Use multiple methods 

Organizational culture has a complex structure that exists at both tangible and intangible levels. The tangible elements include policies, processes, technology, and observable behavior. The intangibles are the shared beliefs and values, rationalizations, perceptions, and “underlying assumptions” that determine “how things are done here.”

Managing culture is not about changing specific cultural levels in isolation but about achieving alignment throughout. Misaligned cultures are dangerous as they cause cynic attitudes and distrust in management and may ultimately lead to unwanted behaviors.

Behavioral scientists use multiple methods to look at tangible and intangible elements (e.g., desk research to look at written rules, ethnographies to observe the behavior in real-life situations, and so on). Mixed methods provide better insight, reveal any misalignment between the elements, and help minimize the inherent limitations of every single method. 

Surveys are not truth

Culture and engagement surveys are valuable instruments.
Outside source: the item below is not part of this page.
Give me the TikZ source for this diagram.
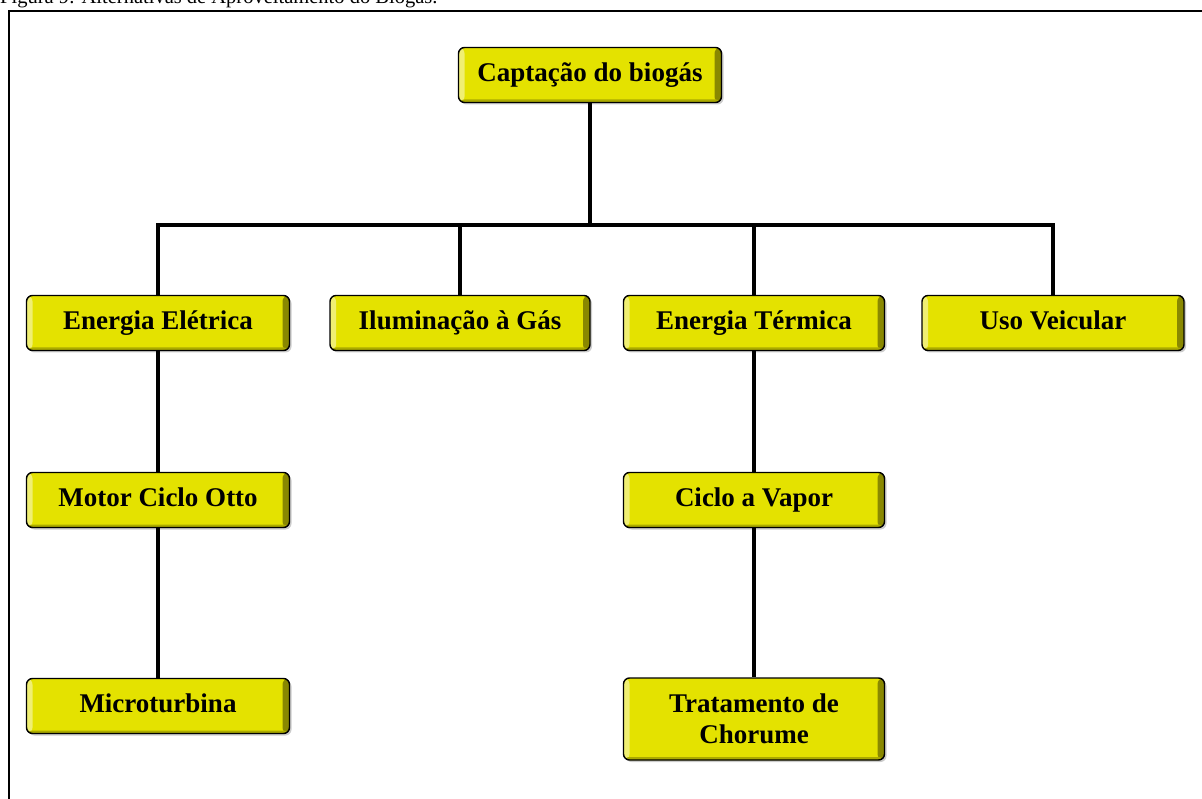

Yet, they are insufficient: many behavioral risks are not related to things you can measure with a survey. 

Also, surveys are affected by the subcultures people answering them are embedded in. As ethical culture worsens, surveys become less reliable due to pressures and normalization of poor behavior. In environments with low psychological safety, employees won’t speak up for fear of repercussions, or unethical behavior may be so normalized that employees might not see any problems at all. Either way, nothing will come up in a survey.

That said, surveys help generalize observations to larger populations. But it is essential to keep in mind that a survey is a data set that needs to be understood within other data sets. So again, use mixed methods, compare and triangulate.